Data extract.
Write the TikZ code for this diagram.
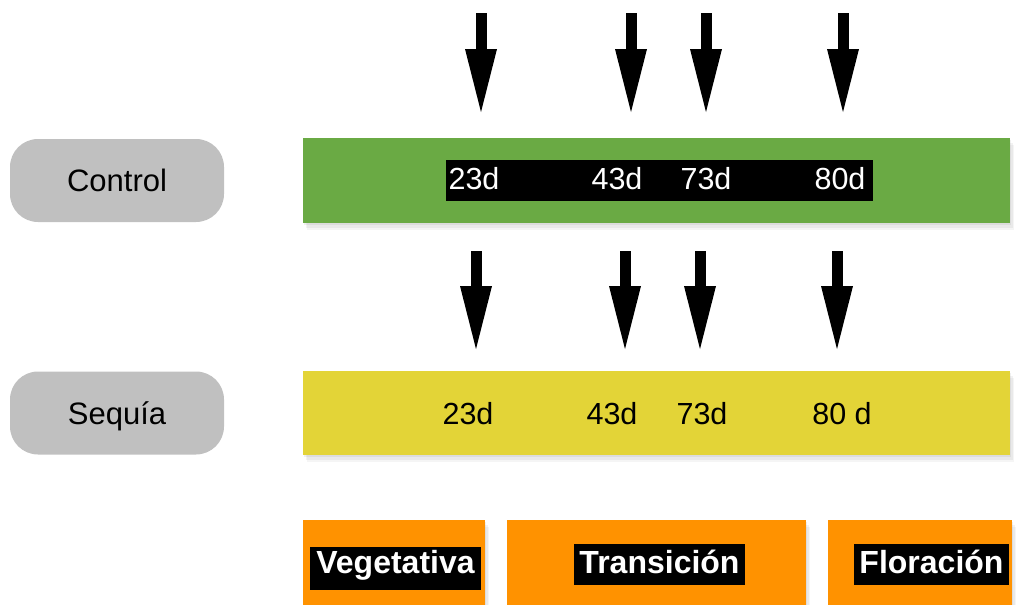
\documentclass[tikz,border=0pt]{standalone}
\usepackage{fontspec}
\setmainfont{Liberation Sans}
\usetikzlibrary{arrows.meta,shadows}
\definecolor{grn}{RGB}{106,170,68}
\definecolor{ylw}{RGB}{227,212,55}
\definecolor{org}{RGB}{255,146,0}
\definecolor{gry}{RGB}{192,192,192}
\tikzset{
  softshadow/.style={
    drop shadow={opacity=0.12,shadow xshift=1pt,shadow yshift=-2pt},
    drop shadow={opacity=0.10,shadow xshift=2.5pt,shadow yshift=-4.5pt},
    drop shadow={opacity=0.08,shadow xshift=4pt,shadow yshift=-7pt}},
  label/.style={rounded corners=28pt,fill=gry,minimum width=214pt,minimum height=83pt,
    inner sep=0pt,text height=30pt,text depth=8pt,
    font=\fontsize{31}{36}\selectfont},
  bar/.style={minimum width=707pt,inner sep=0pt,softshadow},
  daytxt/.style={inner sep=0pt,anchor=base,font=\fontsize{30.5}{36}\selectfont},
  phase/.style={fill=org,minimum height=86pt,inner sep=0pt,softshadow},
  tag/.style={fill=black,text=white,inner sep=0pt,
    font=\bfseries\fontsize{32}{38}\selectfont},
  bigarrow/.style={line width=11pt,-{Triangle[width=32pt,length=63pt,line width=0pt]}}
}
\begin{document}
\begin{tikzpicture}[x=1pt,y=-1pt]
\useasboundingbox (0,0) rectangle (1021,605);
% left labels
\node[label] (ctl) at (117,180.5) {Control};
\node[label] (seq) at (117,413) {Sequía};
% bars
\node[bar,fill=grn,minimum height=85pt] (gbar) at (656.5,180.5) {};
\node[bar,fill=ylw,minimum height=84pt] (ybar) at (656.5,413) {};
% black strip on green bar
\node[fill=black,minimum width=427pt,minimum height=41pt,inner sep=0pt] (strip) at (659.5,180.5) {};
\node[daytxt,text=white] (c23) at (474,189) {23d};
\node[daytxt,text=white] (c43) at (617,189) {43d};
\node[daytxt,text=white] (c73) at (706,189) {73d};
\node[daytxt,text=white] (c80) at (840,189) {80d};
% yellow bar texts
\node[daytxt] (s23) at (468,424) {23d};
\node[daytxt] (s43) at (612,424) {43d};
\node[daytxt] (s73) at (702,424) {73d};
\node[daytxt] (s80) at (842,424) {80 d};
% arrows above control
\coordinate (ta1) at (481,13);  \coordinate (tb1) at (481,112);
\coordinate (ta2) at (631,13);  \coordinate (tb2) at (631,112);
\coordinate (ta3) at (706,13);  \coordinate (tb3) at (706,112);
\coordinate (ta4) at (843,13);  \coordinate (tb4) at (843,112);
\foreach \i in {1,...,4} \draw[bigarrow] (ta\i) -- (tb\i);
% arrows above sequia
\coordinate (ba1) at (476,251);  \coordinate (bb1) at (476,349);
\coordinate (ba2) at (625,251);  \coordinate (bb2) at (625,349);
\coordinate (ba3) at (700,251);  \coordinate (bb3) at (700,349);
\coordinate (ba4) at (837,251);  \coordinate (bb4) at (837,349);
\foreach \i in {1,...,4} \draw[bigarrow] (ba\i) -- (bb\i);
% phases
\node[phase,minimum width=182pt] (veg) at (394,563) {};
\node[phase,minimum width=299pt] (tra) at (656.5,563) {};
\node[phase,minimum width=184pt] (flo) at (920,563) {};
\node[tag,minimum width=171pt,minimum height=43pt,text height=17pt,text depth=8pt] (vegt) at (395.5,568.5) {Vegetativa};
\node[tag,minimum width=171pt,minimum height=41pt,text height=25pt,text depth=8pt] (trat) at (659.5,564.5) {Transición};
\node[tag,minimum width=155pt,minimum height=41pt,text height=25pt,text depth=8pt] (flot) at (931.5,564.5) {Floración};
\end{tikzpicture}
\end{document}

Exercise requirements. Reproduce the data verbatim. Do not carry any picture into the copy.

Solved exercise.
Write the TikZ code for this diagram.
\documentclass[tikz,border=0pt]{standalone}
\usepackage{fontspec}
\setmainfont{Liberation Sans}
\usetikzlibrary{arrows.meta,shadows}
\definecolor{grn}{RGB}{106,170,68}
\definecolor{ylw}{RGB}{227,212,55}
\definecolor{org}{RGB}{255,146,0}
\definecolor{gry}{RGB}{192,192,192}
\tikzset{
  softshadow/.style={
    drop shadow={opacity=0.12,shadow xshift=1pt,shadow yshift=-2pt},
    drop shadow={opacity=0.10,shadow xshift=2.5pt,shadow yshift=-4.5pt},
    drop shadow={opacity=0.08,shadow xshift=4pt,shadow yshift=-7pt}},
  label/.style={rounded corners=28pt,fill=gry,minimum width=214pt,minimum height=83pt,
    inner sep=0pt,text height=30pt,text depth=8pt,
    font=\fontsize{31}{36}\selectfont},
  bar/.style={minimum width=707pt,inner sep=0pt,softshadow},
  daytxt/.style={inner sep=0pt,anchor=base,font=\fontsize{30.5}{36}\selectfont},
  phase/.style={fill=org,minimum height=86pt,inner sep=0pt,softshadow},
  tag/.style={fill=black,text=white,inner sep=0pt,
    font=\bfseries\fontsize{32}{38}\selectfont},
  bigarrow/.style={line width=11pt,-{Triangle[width=32pt,length=63pt,line width=0pt]}}
}
\begin{document}
\begin{tikzpicture}[x=1pt,y=-1pt]
\useasboundingbox (0,0) rectangle (1021,605);
% left labels
\node[label] (ctl) at (117,180.5) {Control};
\node[label] (seq) at (117,413) {Sequía};
% bars
\node[bar,fill=grn,minimum height=85pt] (gbar) at (656.5,180.5) {};
\node[bar,fill=ylw,minimum height=84pt] (ybar) at (656.5,413) {};
% black strip on green bar
\node[fill=black,minimum width=427pt,minimum height=41pt,inner sep=0pt] (strip) at (659.5,180.5) {};
\node[daytxt,text=white] (c23) at (474,189) {23d};
\node[daytxt,text=white] (c43) at (617,189) {43d};
\node[daytxt,text=white] (c73) at (706,189) {73d};
\node[daytxt,text=white] (c80) at (840,189) {80d};
% yellow bar texts
\node[daytxt] (s23) at (468,424) {23d};
\node[daytxt] (s43) at (612,424) {43d};
\node[daytxt] (s73) at (702,424) {73d};
\node[daytxt] (s80) at (842,424) {80 d};
% arrows above control
\coordinate (ta1) at (481,13);  \coordinate (tb1) at (481,112);
\coordinate (ta2) at (631,13);  \coordinate (tb2) at (631,112);
\coordinate (ta3) at (706,13);  \coordinate (tb3) at (706,112);
\coordinate (ta4) at (843,13);  \coordinate (tb4) at (843,112);
\foreach \i in {1,...,4} \draw[bigarrow] (ta\i) -- (tb\i);
% arrows above sequia
\coordinate (ba1) at (476,251);  \coordinate (bb1) at (476,349);
\coordinate (ba2) at (625,251);  \coordinate (bb2) at (625,349);
\coordinate (ba3) at (700,251);  \coordinate (bb3) at (700,349);
\coordinate (ba4) at (837,251);  \coordinate (bb4) at (837,349);
\foreach \i in {1,...,4} \draw[bigarrow] (ba\i) -- (bb\i);
% phases
\node[phase,minimum width=182pt] (veg) at (394,563) {};
\node[phase,minimum width=299pt] (tra) at (656.5,563) {};
\node[phase,minimum width=184pt] (flo) at (920,563) {};
\node[tag,minimum width=171pt,minimum height=43pt,text height=17pt,text depth=8pt] (vegt) at (395.5,568.5) {Vegetativa};
\node[tag,minimum width=171pt,minimum height=41pt,text height=25pt,text depth=8pt] (trat) at (659.5,564.5) {Transición};
\node[tag,minimum width=155pt,minimum height=41pt,text height=25pt,text depth=8pt] (flot) at (931.5,564.5) {Floración};
\end{tikzpicture}
\end{document}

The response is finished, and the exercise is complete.